The problem - Up to and including the line with "from matplotlib.ticker import", write out the listing from its first line, minus the pictures.

Data block -
+ + +
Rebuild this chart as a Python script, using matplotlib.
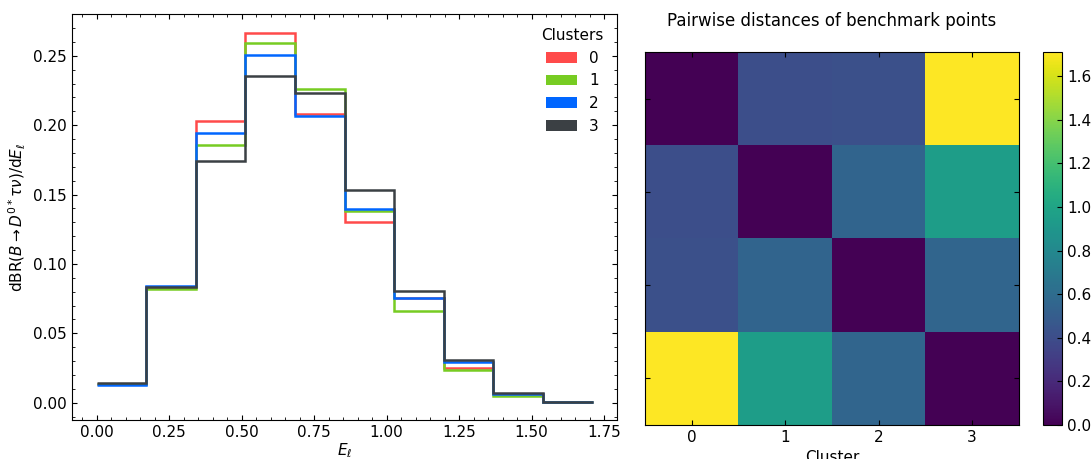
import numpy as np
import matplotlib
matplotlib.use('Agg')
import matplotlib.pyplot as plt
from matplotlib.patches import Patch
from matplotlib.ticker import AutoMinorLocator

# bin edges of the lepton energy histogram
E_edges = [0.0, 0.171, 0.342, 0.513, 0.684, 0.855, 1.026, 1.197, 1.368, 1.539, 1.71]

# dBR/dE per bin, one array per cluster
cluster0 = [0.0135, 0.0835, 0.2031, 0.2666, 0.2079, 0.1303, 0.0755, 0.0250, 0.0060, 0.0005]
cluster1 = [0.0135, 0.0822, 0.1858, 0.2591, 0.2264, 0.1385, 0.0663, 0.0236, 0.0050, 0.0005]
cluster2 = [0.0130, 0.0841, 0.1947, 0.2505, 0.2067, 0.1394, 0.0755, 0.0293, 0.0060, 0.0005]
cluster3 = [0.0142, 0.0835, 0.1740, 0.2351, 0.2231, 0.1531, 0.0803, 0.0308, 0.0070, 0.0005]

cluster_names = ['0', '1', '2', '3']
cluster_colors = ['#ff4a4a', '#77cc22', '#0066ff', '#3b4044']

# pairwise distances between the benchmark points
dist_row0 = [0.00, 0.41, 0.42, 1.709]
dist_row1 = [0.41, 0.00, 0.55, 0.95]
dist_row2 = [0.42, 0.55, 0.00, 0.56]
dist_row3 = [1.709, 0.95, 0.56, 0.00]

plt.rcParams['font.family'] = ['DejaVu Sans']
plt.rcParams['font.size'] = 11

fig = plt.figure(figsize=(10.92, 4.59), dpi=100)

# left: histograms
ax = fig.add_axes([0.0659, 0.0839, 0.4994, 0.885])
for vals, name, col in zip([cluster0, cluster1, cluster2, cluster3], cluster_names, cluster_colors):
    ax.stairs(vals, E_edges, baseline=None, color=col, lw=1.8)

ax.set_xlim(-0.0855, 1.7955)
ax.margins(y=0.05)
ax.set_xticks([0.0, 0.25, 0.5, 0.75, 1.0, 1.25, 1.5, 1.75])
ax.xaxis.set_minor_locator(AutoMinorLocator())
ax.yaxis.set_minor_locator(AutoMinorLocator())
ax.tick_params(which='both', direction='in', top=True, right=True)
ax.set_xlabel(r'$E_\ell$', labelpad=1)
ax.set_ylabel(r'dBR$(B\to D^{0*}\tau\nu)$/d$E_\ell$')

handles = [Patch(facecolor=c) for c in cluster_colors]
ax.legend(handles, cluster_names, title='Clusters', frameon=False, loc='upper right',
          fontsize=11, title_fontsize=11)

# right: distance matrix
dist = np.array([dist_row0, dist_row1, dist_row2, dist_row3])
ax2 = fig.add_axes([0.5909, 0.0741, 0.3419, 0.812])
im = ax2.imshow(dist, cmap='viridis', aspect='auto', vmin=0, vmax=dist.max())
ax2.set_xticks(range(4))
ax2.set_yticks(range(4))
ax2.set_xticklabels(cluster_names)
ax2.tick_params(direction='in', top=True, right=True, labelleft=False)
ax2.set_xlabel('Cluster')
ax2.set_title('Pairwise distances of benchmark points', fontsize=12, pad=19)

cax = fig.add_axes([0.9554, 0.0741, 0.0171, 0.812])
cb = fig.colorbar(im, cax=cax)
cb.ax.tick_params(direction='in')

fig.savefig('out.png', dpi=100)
+ + +
Reply -
Rebuild this chart as a Python script, using matplotlib.
import numpy as np
import matplotlib
matplotlib.use('Agg')
import matplotlib.pyplot as plt
from matplotlib.patches import Patch
from matplotlib.ticker import AutoMinorLocator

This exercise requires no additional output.